Key benefits for SME owners of partnering with a growth investor versus selling to trade
1) Growth investors typically do not have an existing business in the same industry to acquire the target company. Rather, we look to partner with SME owners and leaders to accelerate the growth of these organisations and turn good companies into great market-leading businesses.
Growth investors provide capital to fund rapid growth, as well as strategic support and access to networks of experts to achieve accelerated and sustainable business growth. This can help to take the business forward to the next stage and leave a successful personal legacy for the SME owner.
2) Rather than seeking to fire staff and cut costs, growth investors look to incentivise the key people at the heart of the businesses that we invest in. This is often through equity participation to ensure interests are aligned. This involves bringing these key people into the equity and supporting their transition from employee to equity owner. By bringing in the right investment partner, SME owners can be sure that their key staff (many of whom are often friends and family members) will be looked after.
3) By bringing in a growth investor, SME owners can sell part of their company rather than all of it while continuing to develop their business. This can help de-risk their own personal finances, whilst allowing them to stay closely involved and in control of their business. With the combination of personal financial security and the help of an experienced growth investor, SME owners can afford to be bolder in their strategic decision-making.

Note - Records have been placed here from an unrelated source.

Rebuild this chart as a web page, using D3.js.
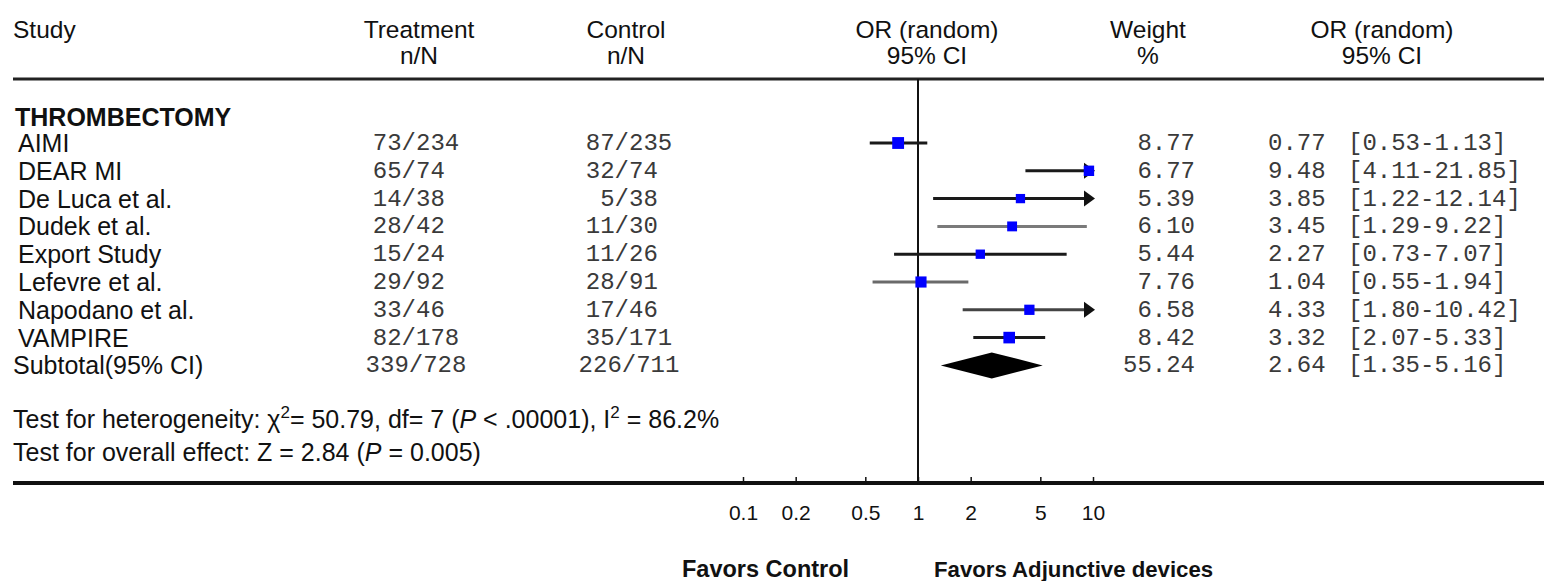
<!DOCTYPE html>
<html lang="en">
<head>
  <meta charset="UTF-8">
  <title>Forest plot</title>
  <style>
    body{margin: 0; background: #fff;}
    text{font-family: "Liberation Sans", Arial, Helvetica, sans-serif; fill: #111;}
    .mono{font-family: "Liberation Mono", "Courier New", monospace; fill: #3a3a3a; white-space: pre;}
  </style>
</head>
<body>
  <div id="chart"></div>
  <script src="https://d3js.org/d3.v7.min.js"></script>
  <script>
  // DATA
  const studies = ["AIMI", "DEAR MI", "De Luca et al.", "Dudek et al.", "Export Study", "Lefevre et al.", "Napodano et al.", "VAMPIRE"];
  const treatment = ["73/234", "65/74", "14/38", "28/42", "15/24", "29/92", "33/46", "82/178"];
  const control = ["87/235", "32/74", " 5/38", "11/30", "11/26", "28/91", "17/46", "35/171"];
  const weights = [8.77, 6.77, 5.39, 6.10, 5.44, 7.76, 6.58, 8.42];
  const oddsRatio = [0.77, 9.48, 3.85, 3.45, 2.27, 1.04, 4.33, 3.32];
  const ciLow = [0.53, 4.11, 1.22, 1.29, 0.73, 0.55, 1.80, 2.07];
  const ciHigh = [1.13, 21.85, 12.14, 9.22, 7.07, 1.94, 10.42, 5.33];
  const subtotal = {label: "Subtotal(95% CI)", treatment: "339/728", control: "226/711", weight: 55.24, or: 2.64, lo: 1.35, hi: 5.16};
  const tickValues = [0.1, 0.2, 0.5, 1, 2, 5, 10];

  // CONSTANTS
  const width = 1544;
  const height = 581;
  const cdark = "#111";
  const cblue = "#0000ff";
  const fs = 25;
  const lineTone = {"Dudek et al.": "#7a7a7a", "Lefevre et al.": "#6a6a6a", "Napodano et al.": "#444"};
  const fmt = d3.format(".2f");

  const svg = d3.select("#chart").append("svg")
    .attr("width", width)
    .attr("height", height)
    .attr("viewBox", [0, 0, width, height]);

  // SCALES
  const x = d3.scaleLog().domain([0.1, 10]).range([743, 1093]);
  const rowKeys = studies.concat(["__subtotal"]);
  const y = d3.scalePoint().domain(rowKeys).range([143, 365.4]);

  // HEADER
  const header = svg.append("g").attr("font-size", 24.5);
  header.append("text").attr("x", 13).attr("y", 38).text("Study");
  const headCols = [
    {x: 419, l1: "Treatment", l2: "n/N"},
    {x: 626, l1: "Control", l2: "n/N"},
    {x: 927, l1: "OR (random)", l2: "95% CI"},
    {x: 1148, l1: "Weight", l2: "%"},
    {x: 1382, l1: "OR (random)", l2: "95% CI"}
  ];
  headCols.forEach(c => {
    header.append("text").attr("x", c.x).attr("y", 38).attr("text-anchor", "middle").text(c.l1);
    header.append("text").attr("x", c.x).attr("y", 64).attr("text-anchor", "middle").text(c.l2);
  });
  svg.append("line")
    .attr("x1", 13).attr("x2", width)
    .attr("y1", 79).attr("y2", 79)
    .attr("stroke", "#222").attr("stroke-width", 3);

  // NULL LINE
  svg.append("line")
    .attr("x1", x(1)).attr("x2", x(1))
    .attr("y1", 79).attr("y2", 483)
    .attr("stroke", cdark).attr("stroke-width", 2);

  // GROUP TITLE
  svg.append("text")
    .attr("x", 15).attr("y", 126)
    .attr("font-size", fs).attr("font-weight", "bold")
    .text("THROMBECTOMY");

  // TABLE ROWS
  const rows = svg.append("g")
    .selectAll("g")
    .data(studies)
    .join("g")
    .attr("transform", d => `translate(0,${y(d)})`);

  rows.append("text").attr("x", 18).attr("y", 9).attr("font-size", fs).text(d => d);
  rows.append("text").attr("class", "mono").attr("x", 416).attr("y", 7).attr("font-size", 24)
    .attr("text-anchor", "middle").text((d, i) => treatment[i].padEnd(6, " "));
  rows.append("text").attr("class", "mono").attr("x", 629).attr("y", 7).attr("font-size", 24)
    .attr("text-anchor", "middle").text((d, i) => control[i].padEnd(6, " "));
  rows.append("text").attr("class", "mono").attr("x", 1195).attr("y", 7).attr("font-size", 24)
    .attr("text-anchor", "end").text((d, i) => fmt(weights[i]));
  rows.append("text").attr("class", "mono").attr("x", 1268).attr("y", 7).attr("font-size", 24)
    .text((d, i) => fmt(oddsRatio[i]));
  rows.append("text").attr("class", "mono").attr("x", 1348).attr("y", 7).attr("font-size", 24)
    .text((d, i) => `[${fmt(ciLow[i])}-${fmt(ciHigh[i])}]`);

  // CI LINES, ARROWS AND BOXES
  const [dMin, dMax] = x.domain();
  rows.append("line")
    .attr("x1", (d, i) => x(Math.max(ciLow[i], dMin)))
    .attr("x2", (d, i) => x(Math.min(ciHigh[i], dMax)) - (ciHigh[i] > dMax ? 6 : 0))
    .attr("y1", 0).attr("y2", 0)
    .attr("stroke", d => lineTone[d] || "#1a1a1a")
    .attr("stroke-width", 3);

  rows.filter((d, i) => ciHigh[i] > dMax)
    .append("path")
    .attr("d", () => {
      const tip = x(dMax) + 2;
      return `M${tip - 11},-8L${tip},0L${tip - 11},8Z`;
    })
    .attr("fill", cdark);

  rows.append("rect")
    .attr("x", (d, i) => x(oddsRatio[i]) - 2 * Math.sqrt(weights[i]))
    .attr("y", (d, i) => -2 * Math.sqrt(weights[i]))
    .attr("width", (d, i) => 4 * Math.sqrt(weights[i]))
    .attr("height", (d, i) => 4 * Math.sqrt(weights[i]))
    .attr("fill", cblue);

  // SUBTOTAL ROW
  const sub = svg.append("g").attr("transform", `translate(0,${y("__subtotal")})`);
  sub.append("text").attr("x", 13).attr("y", 9).attr("font-size", fs).text(subtotal.label);
  sub.append("text").attr("class", "mono").attr("x", 416).attr("y", 7).attr("font-size", 24)
    .attr("text-anchor", "middle").text(subtotal.treatment);
  sub.append("text").attr("class", "mono").attr("x", 629).attr("y", 7).attr("font-size", 24)
    .attr("text-anchor", "middle").text(subtotal.control);
  sub.append("text").attr("class", "mono").attr("x", 1195).attr("y", 7).attr("font-size", 24)
    .attr("text-anchor", "end").text(fmt(subtotal.weight));
  sub.append("text").attr("class", "mono").attr("x", 1268).attr("y", 7).attr("font-size", 24)
    .text(fmt(subtotal.or));
  sub.append("text").attr("class", "mono").attr("x", 1348).attr("y", 7).attr("font-size", 24)
    .text(`[${fmt(subtotal.lo)}-${fmt(subtotal.hi)}]`);
  sub.append("path")
    .attr("d", `M${x(subtotal.lo)},0L${x(subtotal.or)},-13L${x(subtotal.hi)},0L${x(subtotal.or)},13Z`)
    .attr("fill", "#000");

  // TEST STATISTICS
  const t1 = svg.append("text").attr("x", 13).attr("y", 428).attr("font-size", fs);
  t1.append("tspan").text("Test for heterogeneity: χ");
  t1.append("tspan").attr("font-size", 17).attr("dy", -10).text("2");
  t1.append("tspan").attr("dy", 10).text("= 50.79, df= 7 (");
  t1.append("tspan").attr("font-style", "italic").text("P");
  t1.append("tspan").text(" < .00001), I");
  t1.append("tspan").attr("font-size", 17).attr("dy", -10).text("2");
  t1.append("tspan").attr("dy", 10).text(" = 86.2%");

  const t2 = svg.append("text").attr("x", 13).attr("y", 461).attr("font-size", fs);
  t2.append("tspan").text("Test for overall effect: Z = 2.84 (");
  t2.append("tspan").attr("font-style", "italic").text("P");
  t2.append("tspan").text(" = 0.005)");

  // AXIS
  svg.append("line")
    .attr("x1", 13).attr("x2", width)
    .attr("y1", 483).attr("y2", 483)
    .attr("stroke", "#111").attr("stroke-width", 4);

  const axis = d3.axisBottom(x)
    .tickValues(tickValues)
    .tickSize(4)
    .tickFormat(d3.format("~g"));
  const gAxis = svg.append("g")
    .attr("transform", "translate(0,481)")
    .call(axis);
  gAxis.select(".domain").remove();
  gAxis.selectAll(".tick line").attr("stroke", "#111").attr("stroke-width", 1.5).attr("y1", -4);
  gAxis.selectAll(".tick text")
    .attr("font-size", 21)
    .attr("font-family", "Liberation Sans, Arial, sans-serif")
    .attr("fill", "#111")
    .attr("dy", null)
    .attr("y", 39);

  // FAVOURS LABELS
  svg.append("text").attr("x", 682).attr("y", 577)
    .attr("font-size", 23.5).attr("font-weight", "bold").text("Favors Control");
  svg.append("text").attr("x", 934).attr("y", 577)
    .attr("font-size", 22.2).attr("font-weight", "bold").text("Favors Adjunctive devices");
  </script>
</body>
</html>
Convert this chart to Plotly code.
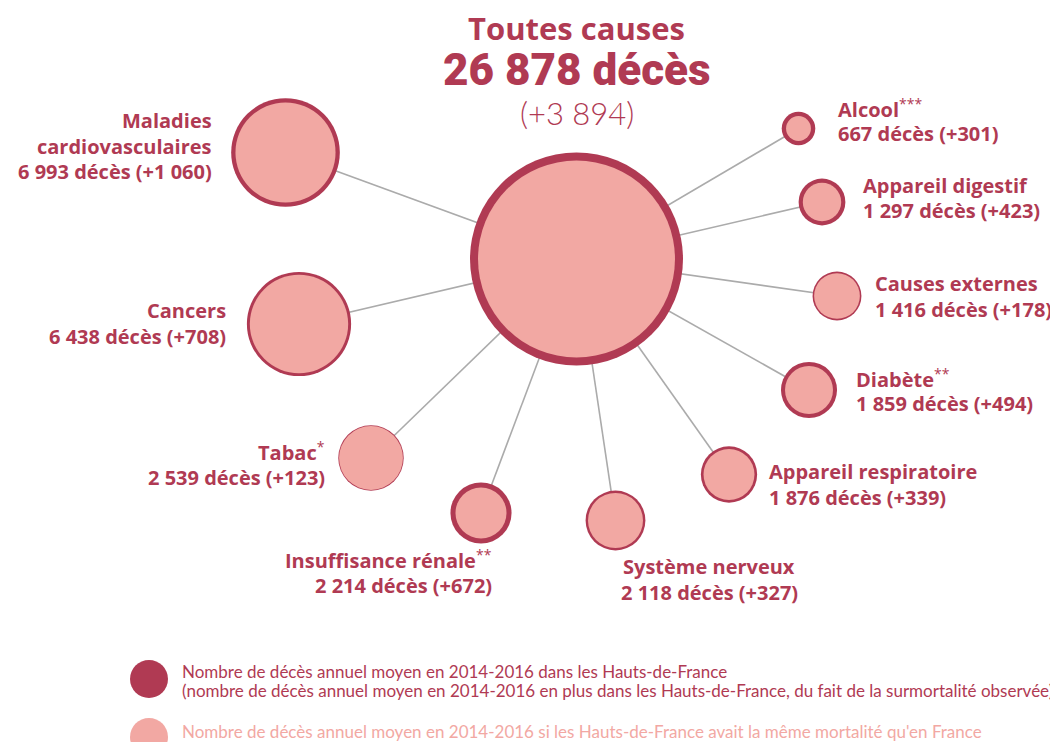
import plotly.graph_objects as go
import numpy as np

# ---------------- data ----------------
total_deces = 26878
total_surplus = 3894

categories = ["Maladies cardiovasculaires", "Cancers", "Tabac", "Insuffisance rénale",
              "Système nerveux", "Appareil respiratoire", "Diabète", "Causes externes",
              "Appareil digestif", "Alcool"]
deces = [6993, 6438, 2539, 2214, 2118, 1876, 1859, 1416, 1297, 667]
surplus = [1060, 708, 123, 672, 327, 339, 494, 178, 423, 301]
notes = ["", "", "*", "**", "", "", "**", "", "", "***"]

legend_texts = [
    "Nombre de décès annuel moyen en 2014-2016 dans les Hauts-de-France",
    "(nombre de décès annuel moyen en 2014-2016 en plus dans les Hauts-de-France, du fait de la surmortalité observée)",
    "Nombre de décès annuel moyen en 2014-2016 si les Hauts-de-France avait la même mortalité qu'en France",
]

# ---------------- layout (positions / styles) ----------------
W, H = 1058, 742      # browser window
OFF = 8               # default page body margin
DARK = "#B03A53"
LIGHT = "#F2A8A3"
LINE = "#ABABAB"
K = 106.5 / np.sqrt(total_deces)   # px radius per sqrt(death)

center_xy = (576.5, 259)
bubble_xy = [(285.5, 152.5), (299, 324), (371, 458), (481, 513), (615.5, 520.5),
             (729, 474.5), (809, 390), (837, 296), (822, 202), (798.5, 128.5)]
# label: x, list of line-center y, anchor, wrap name
label_pos = [
    (214, [120, 146, 171], "right", True),
    (228, [310, 336], "right", False),
    (327, [451, 477], "right", False),
    (494, [559, 585], "right", False),
    (709, [566, 592], "center", False),
    (767, [471, 497], "left", False),
    (854, [378, 403], "left", False),
    (873, [283, 309], "left", False),
    (861, [185, 210], "left", False),
    (836, [108, 133], "left", False),
]

LABEL_FONT = "Open Sans, Lato, sans-serif"
BIG_FONT = "Roboto, Open Sans, sans-serif"


def fmt(n):
    return f"{n:,}".replace(",", " ")


fig = go.Figure()

# connecting lines (under the bubbles)
for (bx, by) in bubble_xy:
    fig.add_trace(go.Scatter(x=[center_xy[0], bx], y=[center_xy[1], by], mode="lines",
                             line=dict(color=LINE, width=1.6), hoverinfo="skip"))

all_x = [center_xy[0]] + [p[0] for p in bubble_xy]
all_y = [center_xy[1]] + [p[1] for p in bubble_xy]
all_d = [total_deces] + deces
all_s = [total_surplus] + surplus
expected = [d - s for d, s in zip(all_d, all_s)]

# observed deaths (dark)
fig.add_trace(go.Scatter(
    x=all_x, y=all_y, mode="markers",
    marker=dict(size=[2 * K * np.sqrt(d) for d in all_d], color=DARK, line=dict(width=0), opacity=1),
    hoverinfo="skip"))
# expected deaths (light)
fig.add_trace(go.Scatter(
    x=all_x, y=all_y, mode="markers",
    marker=dict(size=[2 * K * np.sqrt(e) for e in expected], color=LIGHT, line=dict(width=0), opacity=1),
    hoverinfo="skip"))

# legend bubbles
fig.add_trace(go.Scatter(x=[149], y=[679], mode="markers",
                         marker=dict(size=38, color=DARK, line=dict(width=0), opacity=1),
                         hoverinfo="skip"))
fig.add_trace(go.Scatter(x=[149], y=[737], mode="markers",
                         marker=dict(size=38, color=LIGHT, line=dict(width=0), opacity=1),
                         hoverinfo="skip"))

annotations = []
# title
annotations.append(dict(x=576.5, y=28, text="<b>Toutes causes</b>", showarrow=False,
                        xanchor="center", yanchor="middle",
                        font=dict(family=LABEL_FONT, size=31, color=DARK)))
annotations.append(dict(x=576.5, y=70, text=fmt(total_deces) + " décès", showarrow=False,
                        xanchor="center", yanchor="middle",
                        font=dict(family=BIG_FONT, size=44, color=DARK, weight=900)))
annotations.append(dict(x=576.5, y=113, text="(+" + fmt(total_surplus) + ")", showarrow=False,
                        xanchor="center", yanchor="middle",
                        font=dict(family="Lato, sans-serif", size=31, color=DARK, weight=300)))

# category labels
for name, d, s, nt, (lx, ys, anc, wrap) in zip(categories, deces, surplus, notes, label_pos):
    sup = f"<sup>{nt}</sup>" if nt else ""
    if wrap:
        first, rest = name.split(" ", 1)
        lines = [f"<b>{first}</b>", f"<b>{rest}</b>{sup}"]
    else:
        lines = [f"<b>{name}</b>{sup}"]
    lines.append(f"<b>{fmt(d)} décès (+{fmt(s)})</b>")
    for t, y in zip(lines, ys):
        annotations.append(dict(x=lx, y=y, text=t, showarrow=False, xanchor=anc, yanchor="middle",
                                align=anc, font=dict(family=LABEL_FONT, size=20, color=DARK)))

# legend texts
for t, y, c in zip(legend_texts, [671, 690, 731], [DARK, DARK, LIGHT]):
    annotations.append(dict(x=180, y=y, text=t, showarrow=False, xanchor="left", yanchor="middle",
                            font=dict(family="Lato, sans-serif", size=17, color=c)))

fig.update_layout(
    width=W - OFF, height=H - OFF, margin=dict(l=0, r=0, t=0, b=0),
    paper_bgcolor="white", plot_bgcolor="white", showlegend=False,
    xaxis=dict(range=[OFF, W], visible=False, fixedrange=True),
    yaxis=dict(range=[H, OFF], visible=False, fixedrange=True),
    annotations=annotations,
)

fig.write_html("out.html")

4) By selling part of their business on completion and retaining an ongoing equity stake, SME business owners can realise some of the value tied up in their company but ride the next stage of the growth journey and benefit from an additional ‘pay day’ on exit of the enlarged group. This “two pay day” structure often generates higher total proceeds for SME business owners than if they sold 100% of their business to trade.
A call to all SME owners…
Steve Jobs described you as the crazy ones, the misfits, the rebels, the ones who see things differently. Just like you carved your own path when you decided to start your business, don’t follow the same road as everyone else when you sell.